Assess the financials

  • Be certain that the accounts are in order, accurately reflect the business’s value and give a true presentation of profits
  • Double-check to make sure the seller has included all the information you need.
  • Get access to the last three years of financial records, particularly sales and profit figures, so you can examine business performance. You’ll also want to know if the business is turning over stock quickly and showing future profitability.

Highlight any unusual items

  • Investigate any unusual items such as discontinued operations (like recently shutting down a unit) or a change in accounting principles so everything is out in the open. Make sure your accountant reviews any unusual items on the books for the seller to explain.

Reduce the risk of buying

  • Speak with staff about your sale plans and find out if the owner intends to release all the current staff
  • Discuss the sale and transitional period with your key staff members in your current business
  • Your professional advisors are critical before, during and after the purchase of a new business
  • Prepare confidentiality agreements
  • Speak with your accountant about how to structure the purchase.

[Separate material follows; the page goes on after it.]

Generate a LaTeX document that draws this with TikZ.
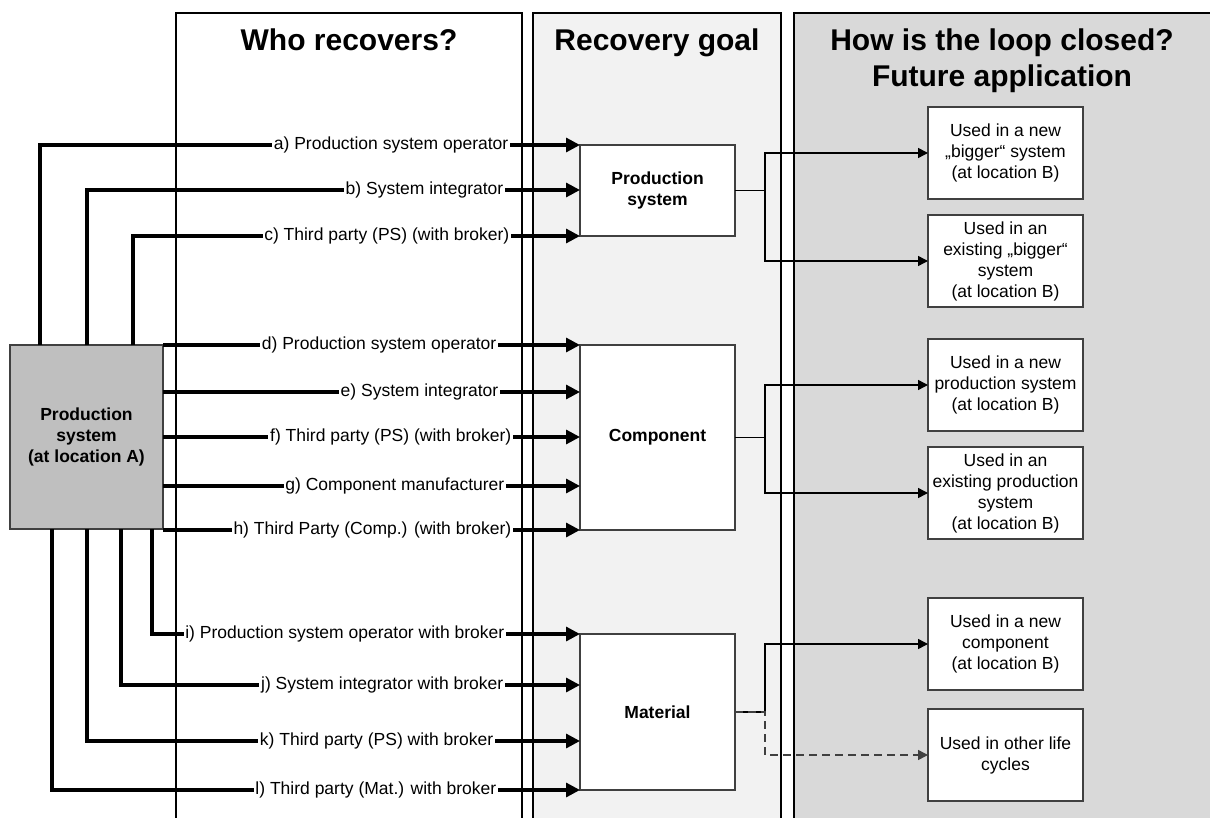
\documentclass[tikz,border=0pt]{standalone}
\usepackage{fontspec}
\setmainfont{Liberation Sans}
\usetikzlibrary{arrows.meta,calc}
\definecolor{goalfill}{HTML}{F2F2F2}
\definecolor{loopfill}{HTML}{D9D9D9}
\definecolor{srcfill}{HTML}{BFBFBF}
\definecolor{edge}{HTML}{404040}

\begin{document}
\begin{tikzpicture}[x=1pt,y=-1pt,
  column/.style={draw=black,line width=1.6pt},
  title/.style={font=\fontsize{30}{36}\selectfont\bfseries,align=center,inner sep=0pt},
  box/.style={draw=edge,line width=1.1pt,fill=white,minimum width=155pt,inner sep=0pt,
    outer sep=0pt,align=center,font=\fontsize{17.5}{21}\selectfont},
  goal/.style={box,font=\fontsize{17.5}{21}\selectfont\bfseries},
  who/.style={inner xsep=1.5pt,inner ysep=0pt,anchor=east,font=\fontsize{17.5}{21}\selectfont},
  route/.style={line width=3.2pt},
  feed/.style={route,-{Triangle[length=14pt,width=14pt]}},
  use/.style={line width=1.5pt,-{Triangle[length=10pt,width=10pt]}},
  other/.style={use,draw=edge,dash pattern=on 8pt off 5pt},
  ]
\useasboundingbox (0,0) rectangle (1210,818);

% three swim lanes
\draw[column,fill=white]    (176,13) rectangle (522,840);
\draw[column,fill=goalfill] (533,13) rectangle (781,840);
\draw[column,fill=loopfill] (794,13) rectangle (1230,840);

\node[title,anchor=base] (t1) at (349,51) {Who recovers?};
\node[title,anchor=base] (t2) at (657,51) {Recovery goal};
\node[title,anchor=north] (t3) at (1002,29) {How is the loop closed?\\Future application};

% origin
\node[box,fill=srcfill,minimum width=153pt,minimum height=184pt,
  font=\fontsize{17.5}{21}\selectfont\bfseries] (src) at (86.5,437) {Production\\system\\(at location A)};

% recovery goals
\node[goal,minimum height=91pt]  (gps)   at (657.5,190.5) {Production\\system};
\node[goal,minimum height=185pt] (gcomp) at (657.5,437.5) {Component};
\node[goal,minimum height=156pt] (gmat)  at (657.5,712)   {Material};

% future applications
\node[box,minimum height=92pt] (r1) at (1005.5,153) {Used in a new\\„bigger“ system\\(at location B)};
\node[box,minimum height=92pt] (r2) at (1005.5,261) {Used in an\\existing „bigger“\\system\\(at location B)};
\node[box,minimum height=92pt] (r3) at (1005.5,385) {Used in a new\\production system\\(at location B)};
\node[box,minimum height=92pt] (r4) at (1005.5,493) {Used in an\\existing production\\system\\(at location B)};
\node[box,minimum height=92pt] (r5) at (1005.5,644) {Used in a new\\component\\(at location B)};
\node[box,minimum height=92pt] (r6) at (1005.5,755) {Used in other life\\cycles};

% who recovers
\node[who] (la) at (510,145) {a) Production system operator};
\node[who] (lb) at (505,190) {b) System integrator};
\node[who] (lc) at (511,236) {c) Third party (PS) (with broker)};
\node[who] (ld) at (498,345) {d) Production system operator};
\node[who] (le) at (500,392) {e) System integrator};
\node[who] (lf) at (513,437) {f) Third party (PS) (with broker)};
\node[who] (lg) at (506,486) {g) Component manufacturer};
\node[who] (lh) at (513,530) {h) Third Party (Comp.) (with broker)};
\node[who] (li) at (506,634) {i) Production system operator with broker};
\node[who] (lj) at (505,685) {j) System integrator with broker};
\node[who] (lk) at (495,741) {k) Third party (PS) with broker};
\node[who] (ll) at (498,790) {l) Third party (Mat.) with broker};

% routes to the production system goal
\draw[route] ([xshift=30pt]src.north west)  |- (la.west);
\draw[route] ([xshift=77pt]src.north west)  |- (lb.west);
\draw[route] ([xshift=123pt]src.north west) |- (lc.west);
\draw[feed] (la.east) -- (gps.west |- la.east);
\draw[feed] (lb.east) -- (gps.west |- lb.east);
\draw[feed] (lc.east) -- (gps.west |- lc.east);

% routes to the component goal
\foreach \l in {ld,le,lf,lg,lh}{
  \draw[route] (src.east |- \l.west) -- (\l.west);
  \draw[feed] (\l.east) -- (gcomp.west |- \l.east);
}

% routes to the material goal
\draw[route] ([xshift=142pt]src.south west) |- (li.west);
\draw[route] ([xshift=111pt]src.south west) |- (lj.west);
\draw[route] ([xshift=77pt]src.south west)  |- (lk.west);
\draw[route] ([xshift=42pt]src.south west)  |- (ll.west);
\foreach \l in {li,lj,lk,ll}{
  \draw[feed] (\l.east) -- (gmat.west |- \l.east);
}

% closing the loop
\draw[use] (gps.east) -- ++(30,0) |- (r1.west);
\draw[use] (gps.east) -- ++(30,0) |- (r2.west);
\draw[use] (gcomp.east) -- ++(30,0) |- (r3.west);
\draw[use] (gcomp.east) -- ++(30,0) |- (r4.west);
\draw[use] (gmat.east) -- ++(30,0) |- (r5.west);
\draw[other] (gmat.east) -- ++(30,0) |- (r6.west);
\end{tikzpicture}
\end{document}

Make sure to retain value of the business

  • Consolidate any contracts with long term customers.
  • Firm up any supplier or distributor agreements. Document any favourable terms with their supplier(s) so you can lock them in for your future benefit.
  • Don’t buy any redundant assets. Depending on the condition or age of certain assets, you may not need to pay for old or obsolete assets and inventory if you don’t want or need them.
  • Review the expenses to see what can be tightened up. Speak with your accountant, lawyer, broker, banker and other advisors to form a plan.
  • Identify any intellectual property rights that you will inherit: the name or logo as a trademark, a patent on a new product or process, or any trade secrets.
  • Document copies of licenses or permits that the business needs licenses to operate legally.